Artificial non-Abelian lattice gauge fields for photons in the synthetic frequency dimension

TL;DR

This paper proposes a method to create and study non-Abelian SU(2) gauge fields for photons in a synthetic frequency dimension using modulated resonators, revealing topological phenomena.

Contribution

The authors develop a scheme to implement arbitrary SU(2) lattice gauge fields for photons in the synthetic frequency dimension using dynamically modulated resonators.

Findings

Measurement of photon amplitudes reveals non-Abelian band structures

Implementation of a non-Abelian Harper-Hofstadter Hamiltonian

Potential to explore topological phenomena in photonic systems

Abstract

Non-Abelian gauge fields give rise to nontrivial topological physics.

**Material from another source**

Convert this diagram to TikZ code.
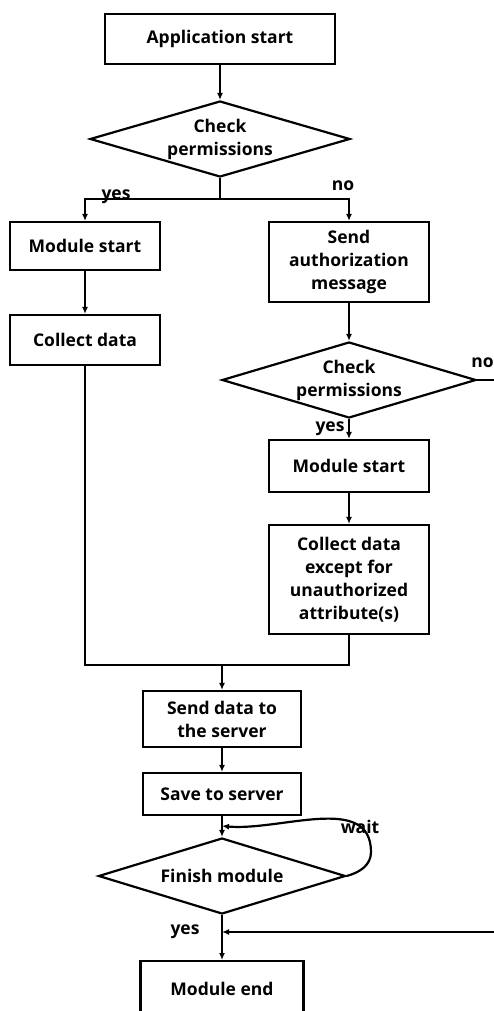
\documentclass[tikz,border=0pt]{standalone}
\usepackage{fontspec}
\setmainfont{Open Sans}
\usetikzlibrary{shapes.geometric,arrows.meta}
\begin{document}
\begin{tikzpicture}[x=1pt,y=-1pt,
  every node/.style={font=\bfseries\fontsize{17.5}{23}\selectfont, align=center},
  box/.style={draw, line width=2.2pt, rectangle, inner sep=0pt},
  decision/.style={draw, line width=2.2pt, diamond, inner sep=0pt},
  arr/.style={line width=2.2pt, -{Latex[length=7pt,width=6pt]}},
  ln/.style={line width=2.2pt},
  lbl/.style={font=\bfseries\fontsize{17.5}{18}\selectfont, inner sep=0pt}]
\useasboundingbox (0,0) rectangle (494,1011);

% process boxes and decisions
\node[box, minimum width=230pt, minimum height=50pt] (app) at (220,39) {Application start};
\node[decision, minimum width=260pt, minimum height=76pt, aspect=3.4] (d1) at (220,139) {Check\\permissions};
\node[box, minimum width=150pt, minimum height=48pt] (ms1) at (85,246) {Module start};
\node[box, minimum width=160pt, minimum height=80pt] (auth) at (349,262) {Send\\authorization\\message};
\node[box, minimum width=150pt, minimum height=50pt] (cd1) at (85,340) {Collect data};
\node[decision, minimum width=254pt, minimum height=76pt, aspect=3.3] (d2) at (349,380) {Check\\permissions};
\node[box, minimum width=160pt, minimum height=52pt] (ms2) at (349,466) {Module start};
\node[box, minimum width=160pt, minimum height=109pt] (cd2) at (349,579.5) {Collect data\\except for\\unauthorized\\attribute(s)};
\node[box, minimum width=158pt, minimum height=56pt] (send) at (222,719) {Send data to\\the server};
\node[box, minimum width=158pt, minimum height=42pt] (save) at (222,794) {Save to server};
\node[decision, minimum width=247pt, minimum height=76pt, aspect=3.25] (d3) at (222,876) {Finish module};
\node[box, minimum width=163pt, minimum height=60pt, anchor=north] (end) at (222,960) {};
\node at (222,989) {Module end};

% junction points
\coordinate (j1) at (220,199);
\coordinate (j2) at (222,665);
\coordinate (r1) at (500,380);
\coordinate (w) at (222,826);
\coordinate (y3) at (222,932);
\coordinate (r2) at (500,932);

% connectors
\draw[arr] (app.south) -- (d1.north);
\draw[ln] (d1.south) -- (j1);
\draw[arr] (j1) -| (ms1.north);
\draw[arr] (j1) -| (auth.north);
\draw[arr] (ms1) -- (cd1);
\draw[arr] (auth) -- (d2.north);
\draw[ln] (d2.east) -- (r1);
\draw[arr] (d2.south) -- (ms2.north);
\draw[arr] (ms2) -- (cd2);
\draw[ln] (cd1.south) |- (j2);
\draw[ln] (cd2.south) |- (j2);
\draw[arr] (j2) -- (send.north);
\draw[arr] (send) -- (save);
\draw[arr] (save.south) -- (d3.north);
\draw[arr] (d3.east) to[out=15,in=-90] (371,852) to[out=90,in=-5] (w);
\draw[arr] (d3.south) -- (end.north);
\draw[arr] (r2) -- (y3);

% branch labels
\node[lbl] at (116,197) {yes};
\node[lbl] at (343,186) {no};
\node[lbl, anchor=east] at (494,363) {no};
\node[lbl] at (330,429) {yes};
\node[lbl] at (360,827) {wait};
\node[lbl] at (185,932) {yes};
\end{tikzpicture}
\end{document}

Here we develop a scheme to create an arbitrary SU(2) lattice gauge field for photons in the synthetic frequency dimension using an array of dynamically modulated ring resonators. The photon polarization is taken as the spin basis to implement the matrix-valued gauge fields. Using a non-Abelian generalization of the Harper-Hofstadter Hamiltonian as a specific example, we show that the measurement of the steady-state photon amplitudes inside the resonators can reveal the band structures of the Hamiltonian, which show signatures of the underlying non-Abelian gauge field. These results provide opportunities to explore novel topological phenomena associated with non-Abelian lattice gauge fields in photonic systems.